Imagine the same argument being made about cars.

Cars are very complicated.  Few drivers have any idea how they really work.  Few drivers want to master or are able to master the subtleties of engine performance, horsepower and mileage claims.  Surely, it would be reckless and undesirable for drivers to make their own decisions on these complex issues.

Instead, let’s establish the FCA, the Federal Car Administration.  The FCA would test new vehicle designs for safety and efficiency.  That way, car shoppers could be assured that they would be getting safe cars and cars that did what they were supposed to do.  A car advertised as a family mini-van would be tested to make sure that families could use these cars comfortably.  An off-road vehicle would be tested off-road.  A performance sedan would be taken on long trips to make sure it could handle winding roads without reduced driver comfort.  The FCA would also make sure that there weren’t too many "me-too" cars, cars that simply added another choice to a pre-existing niche.

Such tests would be extremely thorough.  After all, cars are dangerous and a major expenditure for most families.  It would take a decade of test-driving to make sure that cars fulfilled the claims made by their makers.  Of course, this process would make cars very expensive.  You’d have to charge a lot for a car that survived such a  rigorous process to make up for the foregone earnings from tying up all that capital for so long without any return.  And some cars wouldn’t be approved.  That would also tend to push up the price of cars that did get approved.

Choices would be few.  Because of the high costs of the approval process, only cars that appealed to large numbers of consumers would receive attention from the manufacturers.  On the plus side, the cars that did survive the process would be very safe and very good cars.  They’d have to be.  Manufacturers would want to reduce the odds of failure to avoid a ten year approval process that resulted in rejection.

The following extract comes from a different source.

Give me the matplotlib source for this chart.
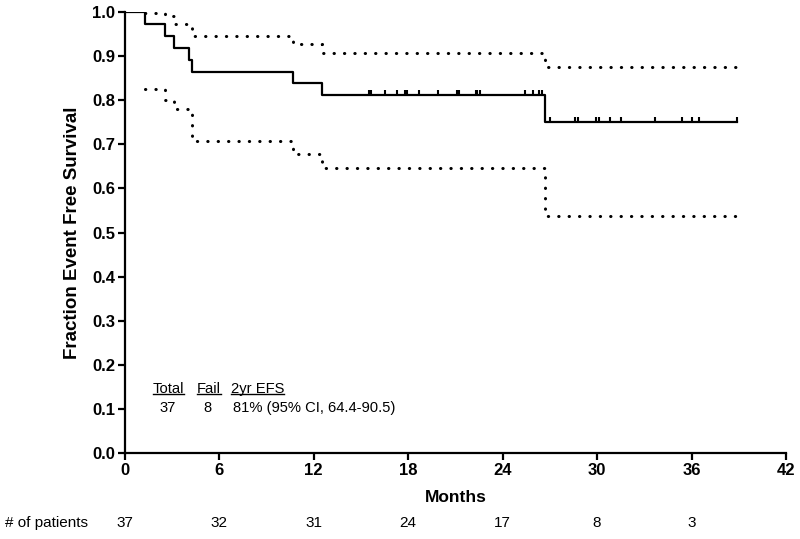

Somehow, we survive without an FCA.  We’re busy. Most of us don’t want to become experts on cars.  We rely on a vast array of private information, voluntarily provided.  We read Consumer Reports and Car and Driver.  We ask our friends.  We read columnists in our local paper.  We listen to radio experts who give advice.  It takes some time.  There’s a lot of noise and the information we use is imperfect.  But it works pretty well.  Cars get better and better and cheaper and cheaper.

Could it work for pharmaceuticals?  Buying a car that doesn’t work as well as you thought it would isn’t as serious a problem as taking a drug that turns out to be a mistake.  So I assume that the incentives for providing quality private information would be even stronger than for cars.  Who would provide that information?  The AMA? Consumer ReportsThe New England Journal of Medicine?  Our doctors?  All of the above?  Who knows.  All I know is that the current dominant role of the FDA means there’s little or no incentive for these private solutions to flourish.  I also know that the FDA plays a major role in driving up the costs of pharmaceuticals and reducing innovation.

I’d prefer a world without the FDA.  Not just because I think drugs would be cheaper but because I think we ought to find the time to make such decisions for ourselves.  But even if you personally want to avoid that responsibility, why impose that cost on me?  Leave the FDA in place to test all drugs.  If you like the FDA, abide by their decisions.  But why not let the rest of us make our own choices?